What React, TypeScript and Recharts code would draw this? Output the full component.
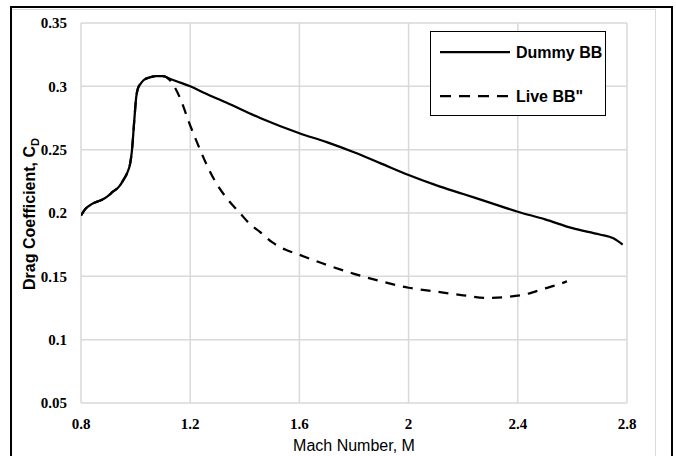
import React from "react";
import { LineChart, Line, XAxis, YAxis, CartesianGrid } from "recharts";

const dummyMach = [0.8, 0.815, 0.839, 0.86, 0.882, 0.918, 0.94, 0.955, 0.97, 0.98, 0.986, 0.99, 0.994, 0.998, 1.002, 1.008, 1.018, 1.03, 1.05, 1.075, 1.1, 1.125, 1.15, 1.2, 1.25, 1.334, 1.456, 1.6, 1.7, 1.8, 1.9, 2.0, 2.1, 2.2, 2.3, 2.4, 2.5, 2.6, 2.7, 2.75, 2.784];
const dummyCd = [0.198, 0.203, 0.207, 0.209, 0.211, 0.217, 0.221, 0.226, 0.232, 0.239, 0.248, 0.258, 0.27, 0.281, 0.291, 0.298, 0.302, 0.305, 0.307, 0.308, 0.308, 0.306, 0.304, 0.3, 0.295, 0.287, 0.275, 0.263, 0.256, 0.248, 0.239, 0.23, 0.222, 0.215, 0.208, 0.201, 0.195, 0.188, 0.183, 0.18, 0.175];

const liveMach = [0.8, 0.815, 0.839, 0.86, 0.882, 0.918, 0.94, 0.955, 0.97, 0.98, 0.986, 0.99, 0.994, 0.998, 1.002, 1.008, 1.018, 1.03, 1.05, 1.075, 1.1, 1.125, 1.144, 1.17, 1.193, 1.215, 1.236, 1.265, 1.297, 1.34, 1.382, 1.42, 1.456, 1.5, 1.55, 1.6, 1.7, 1.8, 1.9, 2.0, 2.1, 2.2, 2.286, 2.371, 2.432, 2.493, 2.54, 2.58];
const liveCd = [0.198, 0.203, 0.207, 0.209, 0.211, 0.217, 0.221, 0.226, 0.232, 0.239, 0.248, 0.258, 0.27, 0.281, 0.291, 0.298, 0.302, 0.305, 0.307, 0.308, 0.308, 0.305, 0.299, 0.287, 0.273, 0.261, 0.25, 0.236, 0.223, 0.21, 0.2, 0.191, 0.185, 0.177, 0.171, 0.167, 0.159, 0.152, 0.146, 0.141, 0.138, 0.135, 0.133, 0.134, 0.136, 0.14, 0.143, 0.146];

const xTicks = [0.8, 1.2, 1.6, 2, 2.4, 2.8];
const xTickLabels = ["0.8", "1.2", "1.6", "2", "2.4", "2.8"];
const yTicks = [0.05, 0.1, 0.15, 0.2, 0.25, 0.3, 0.35];
const yTickLabels = ["0.05", "0.1", "0.15", "0.2", "0.25", "0.3", "0.35"];

const seriesNames = ["Dummy BB", 'Live BB"'];

const dummyData = dummyMach.map((m, i) => ({ m, cd: dummyCd[i] }));
const liveData = liveMach.map((m, i) => ({ m, cd: liveCd[i] }));

const tickStyle = {
  fontFamily: "'Liberation Serif', 'Times New Roman', serif",
  fontWeight: "bold" as const,
  fontSize: 15,
  fill: "#000",
};

const sans = "'Liberation Sans', Arial, sans-serif";

export default function App() {
  return (
    <div
      style={{
        position: "absolute",
        left: 0,
        top: 0,
        width: 676,
        height: 456,
        overflow: "hidden",
        background: "#fff",
      }}
    >
      {/* grey chart-area frame */}
      <div
        style={{
          position: "absolute",
          left: 12,
          top: 9,
          width: 644,
          height: 500,
          borderTop: "1.5px solid #d9d9d9",
          borderRight: "1.5px solid #d9d9d9",
          boxSizing: "border-box",
        }}
      />
      {/* black outer frame */}
      <div
        style={{
          position: "absolute",
          left: 10,
          top: 6,
          width: 663,
          height: 500,
          borderTop: "2px solid #000",
          borderLeft: "2px solid #000",
          borderRight: "2px solid #000",
          boxSizing: "border-box",
        }}
      />
      <div style={{ position: "absolute", left: 0, top: 0 }}>
        <LineChart
          width={676}
          height={456}
          margin={{ top: 23, right: 49, left: 0, bottom: 23 }}
        >
          <CartesianGrid stroke="#d9d9d9" strokeWidth={1.5} />
          <XAxis
            type="number"
            dataKey="m"
            domain={[0.8, 2.8]}
            ticks={xTicks}
            tickFormatter={(v: number) => xTickLabels[xTicks.indexOf(v)] ?? String(v)}
            axisLine={false}
            tickLine={false}
            tickSize={6}
            tickMargin={9}
            height={30}
            tick={tickStyle}
            allowDataOverflow
            label={{
              value: "Mach Number, M",
              position: "bottom",
              offset: 7,
              style: { fontFamily: sans, fontSize: 16, fill: "#000" },
            }}
          />
          <YAxis
            type="number"
            dataKey="cd"
            domain={[0.05, 0.35]}
            ticks={yTicks}
            tickFormatter={(v: number) => yTickLabels[yTicks.indexOf(v)] ?? String(v)}
            axisLine={false}
            tickLine={false}
            tickSize={6}
            tickMargin={8}
            width={81}
            tick={tickStyle}
            allowDataOverflow
            label={{
              content: () => (
                <text
                  x={29}
                  y={214}
                  transform="rotate(-90 29 214)"
                  textAnchor="middle"
                  dominantBaseline="central"
                  fontFamily={sans}
                  fontWeight="bold"
                  fontSize={16}
                  fill="#000"
                >
                  Drag Coefficient, C
                  <tspan baselineShift="sub" fontSize={11}>
                    D
                  </tspan>
                </text>
              ),
            }}
          />
          <Line
            data={dummyData}
            dataKey="cd"
            name={seriesNames[0]}
            type="monotone"
            stroke="#000"
            strokeWidth={2.25}
            dot={false}
            activeDot={false}
            isAnimationActive={false}
          />
          <Line
            data={liveData}
            dataKey="cd"
            name={seriesNames[1]}
            type="monotone"
            stroke="#000"
            strokeWidth={2.25}
            strokeDasharray="10 8"
            dot={false}
            activeDot={false}
            isAnimationActive={false}
          />
        </LineChart>
      </div>
      {/* legend */}
      <div
        style={{
          position: "absolute",
          left: 430,
          top: 31,
          width: 176,
          height: 85,
          border: "1.5px solid #000",
          boxSizing: "border-box",
          background: "#fff",
        }}
      >
        <svg width={176} height={85} style={{ position: "absolute", left: -1.5, top: -1.5 }}>
          <line x1={10} x2={80} y1={21} y2={21} stroke="#000" strokeWidth={2.25} />
          <line x1={10} x2={80} y1={65} y2={65} stroke="#000" strokeWidth={2.25} strokeDasharray="11 8" />
          <text x={86} y={21} dominantBaseline="central" fontFamily={sans} fontWeight="bold" fontSize={16} fill="#000">
            {seriesNames[0]}
          </text>
          <text x={86} y={65} dominantBaseline="central" fontFamily={sans} fontWeight="bold" fontSize={16} fill="#000">
            {seriesNames[1]}
          </text>
        </svg>
      </div>
    </div>
  );
}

━━━━

Directive: Copy the material shown above in full and exactly. Skip the pictures.

Solution to the exercise:
What React, TypeScript and Recharts code would draw this? Output the full component.
import React from "react";
import { LineChart, Line, XAxis, YAxis, CartesianGrid } from "recharts";

const dummyMach = [0.8, 0.815, 0.839, 0.86, 0.882, 0.918, 0.94, 0.955, 0.97, 0.98, 0.986, 0.99, 0.994, 0.998, 1.002, 1.008, 1.018, 1.03, 1.05, 1.075, 1.1, 1.125, 1.15, 1.2, 1.25, 1.334, 1.456, 1.6, 1.7, 1.8, 1.9, 2.0, 2.1, 2.2, 2.3, 2.4, 2.5, 2.6, 2.7, 2.75, 2.784];
const dummyCd = [0.198, 0.203, 0.207, 0.209, 0.211, 0.217, 0.221, 0.226, 0.232, 0.239, 0.248, 0.258, 0.27, 0.281, 0.291, 0.298, 0.302, 0.305, 0.307, 0.308, 0.308, 0.306, 0.304, 0.3, 0.295, 0.287, 0.275, 0.263, 0.256, 0.248, 0.239, 0.23, 0.222, 0.215, 0.208, 0.201, 0.195, 0.188, 0.183, 0.18, 0.175];

const liveMach = [0.8, 0.815, 0.839, 0.86, 0.882, 0.918, 0.94, 0.955, 0.97, 0.98, 0.986, 0.99, 0.994, 0.998, 1.002, 1.008, 1.018, 1.03, 1.05, 1.075, 1.1, 1.125, 1.144, 1.17, 1.193, 1.215, 1.236, 1.265, 1.297, 1.34, 1.382, 1.42, 1.456, 1.5, 1.55, 1.6, 1.7, 1.8, 1.9, 2.0, 2.1, 2.2, 2.286, 2.371, 2.432, 2.493, 2.54, 2.58];
const liveCd = [0.198, 0.203, 0.207, 0.209, 0.211, 0.217, 0.221, 0.226, 0.232, 0.239, 0.248, 0.258, 0.27, 0.281, 0.291, 0.298, 0.302, 0.305, 0.307, 0.308, 0.308, 0.305, 0.299, 0.287, 0.273, 0.261, 0.25, 0.236, 0.223, 0.21, 0.2, 0.191, 0.185, 0.177, 0.171, 0.167, 0.159, 0.152, 0.146, 0.141, 0.138, 0.135, 0.133, 0.134, 0.136, 0.14, 0.143, 0.146];

const xTicks = [0.8, 1.2, 1.6, 2, 2.4, 2.8];
const xTickLabels = ["0.8", "1.2", "1.6", "2", "2.4", "2.8"];
const yTicks = [0.05, 0.1, 0.15, 0.2, 0.25, 0.3, 0.35];
const yTickLabels = ["0.05", "0.1", "0.15", "0.2", "0.25", "0.3", "0.35"];

const seriesNames = ["Dummy BB", 'Live BB"'];

const dummyData = dummyMach.map((m, i) => ({ m, cd: dummyCd[i] }));
const liveData = liveMach.map((m, i) => ({ m, cd: liveCd[i] }));

const tickStyle = {
  fontFamily: "'Liberation Serif', 'Times New Roman', serif",
  fontWeight: "bold" as const,
  fontSize: 15,
  fill: "#000",
};

const sans = "'Liberation Sans', Arial, sans-serif";

export default function App() {
  return (
    <div
      style={{
        position: "absolute",
        left: 0,
        top: 0,
        width: 676,
        height: 456,
        overflow: "hidden",
        background: "#fff",
      }}
    >
      {/* grey chart-area frame */}
      <div
        style={{
          position: "absolute",
          left: 12,
          top: 9,
          width: 644,
          height: 500,
          borderTop: "1.5px solid #d9d9d9",
          borderRight: "1.5px solid #d9d9d9",
          boxSizing: "border-box",
        }}
      />
      {/* black outer frame */}
      <div
        style={{
          position: "absolute",
          left: 10,
          top: 6,
          width: 663,
          height: 500,
          borderTop: "2px solid #000",
          borderLeft: "2px solid #000",
          borderRight: "2px solid #000",
          boxSizing: "border-box",
        }}
      />
      <div style={{ position: "absolute", left: 0, top: 0 }}>
        <LineChart
          width={676}
          height={456}
          margin={{ top: 23, right: 49, left: 0, bottom: 23 }}
        >
          <CartesianGrid stroke="#d9d9d9" strokeWidth={1.5} />
          <XAxis
            type="number"
            dataKey="m"
            domain={[0.8, 2.8]}
            ticks={xTicks}
            tickFormatter={(v: number) => xTickLabels[xTicks.indexOf(v)] ?? String(v)}
            axisLine={false}
            tickLine={false}
            tickSize={6}
            tickMargin={9}
            height={30}
            tick={tickStyle}
            allowDataOverflow
            label={{
              value: "Mach Number, M",
              position: "bottom",
              offset: 7,
              style: { fontFamily: sans, fontSize: 16, fill: "#000" },
            }}
          />
          <YAxis
            type="number"
            dataKey="cd"
            domain={[0.05, 0.35]}
            ticks={yTicks}
            tickFormatter={(v: number) => yTickLabels[yTicks.indexOf(v)] ?? String(v)}
            axisLine={false}
            tickLine={false}
            tickSize={6}
            tickMargin={8}
            width={81}
            tick={tickStyle}
            allowDataOverflow
            label={{
              content: () => (
                <text
                  x={29}
                  y={214}
                  transform="rotate(-90 29 214)"
                  textAnchor="middle"
                  dominantBaseline="central"
                  fontFamily={sans}
                  fontWeight="bold"
                  fontSize={16}
                  fill="#000"
                >
                  Drag Coefficient, C
                  <tspan baselineShift="sub" fontSize={11}>
                    D
                  </tspan>
                </text>
              ),
            }}
          />
          <Line
            data={dummyData}
            dataKey="cd"
            name={seriesNames[0]}
            type="monotone"
            stroke="#000"
            strokeWidth={2.25}
            dot={false}
            activeDot={false}
            isAnimationActive={false}
          />
          <Line
            data={liveData}
            dataKey="cd"
            name={seriesNames[1]}
            type="monotone"
            stroke="#000"
            strokeWidth={2.25}
            strokeDasharray="10 8"
            dot={false}
            activeDot={false}
            isAnimationActive={false}
          />
        </LineChart>
      </div>
      {/* legend */}
      <div
        style={{
          position: "absolute",
          left: 430,
          top: 31,
          width: 176,
          height: 85,
          border: "1.5px solid #000",
          boxSizing: "border-box",
          background: "#fff",
        }}
      >
        <svg width={176} height={85} style={{ position: "absolute", left: -1.5, top: -1.5 }}>
          <line x1={10} x2={80} y1={21} y2={21} stroke="#000" strokeWidth={2.25} />
          <line x1={10} x2={80} y1={65} y2={65} stroke="#000" strokeWidth={2.25} strokeDasharray="11 8" />
          <text x={86} y={21} dominantBaseline="central" fontFamily={sans} fontWeight="bold" fontSize={16} fill="#000">
            {seriesNames[0]}
          </text>
          <text x={86} y={65} dominantBaseline="central" fontFamily={sans} fontWeight="bold" fontSize={16} fill="#000">
            {seriesNames[1]}
          </text>
        </svg>
      </div>
    </div>
  );
}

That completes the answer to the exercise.